The next big phase of the project was to create a Debian package for our Thumbor code. I had never done that before and it wasn’t as difficult as some people make it out to be (I imagine the tooling has gotten significantly better than it used to be), at least for Python packages. However, in order to be able to ship our code as a Debian package, Thumbor itself needed to have a Debian package. Which wasn’t the case at the time. Some people had tried on much older versions of Thumbor but never reached the point where it was put in Debian proper. Since that last attempt, Thumbor added a lot of new dependencies that weren’t packaged either. @fgiunchedi and I worked on packaging it all and successfully did so.

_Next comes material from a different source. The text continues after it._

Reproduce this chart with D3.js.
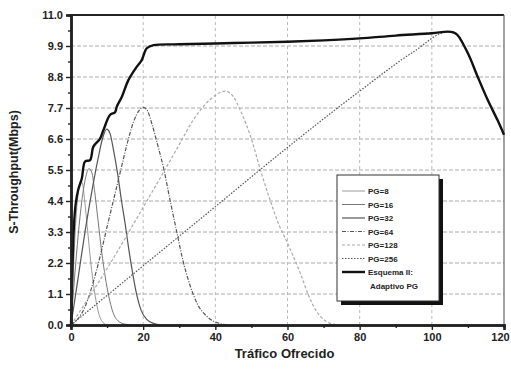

And with the help of Debian developer Marcelo Jorge Vieira who pushed most of those packaged for us into Debian, we crossed the finish line recently and got Thumbor submitted to Debian unstable.
One advantage of doing this is that it makes deployment of updates really straightforward, with the integration test suite I mentioned earlier running in isolation when the Debian package is built. With those Debian packages done, we were ready to run this on production machines.
But the more important advantage is that by having those Debian packages into Debian itself, other people are using the exact same versions of Thumbor’s dependencies and Thumbor itself via Debian, thus greatly expanding the exposure of the software we run in production. This increases the likelihood that security issues we might be exposed to are found and fixed.

Beta

Trying to reproduce the production setup locally is always limited. The full complexity of production configuration isn’t there, and everything is still running on the same machine. The next step was to convert the Vagrant Puppet code into production Puppet code. Which allowed us to run this on the Beta cluster as a first step, where we could reproduce a setup closer to production with several machines. This was actually an opportunity to improve the Beta cluster to make it have a proper Varnish and Swift setup closer to production than it used to have. Just like the Vagrant improvements, those changes quickly paid off by being useful to others who were working on Beta.
Just like packaging, this new step revealed bugs in the Thumbor plugins Python code that we were able to fix before hitting production.

Pre-production

The Beta wikis only have a small selection of media, and as such we still hadn’t been exposed to the variety of content found on production wikis. I was worried that we would run into media files that had special properties in production that we hadn’t run into in all the development phase. Which is why I came up with a plan to dual-serve all production requests to the new production Thumbor machines and compare output.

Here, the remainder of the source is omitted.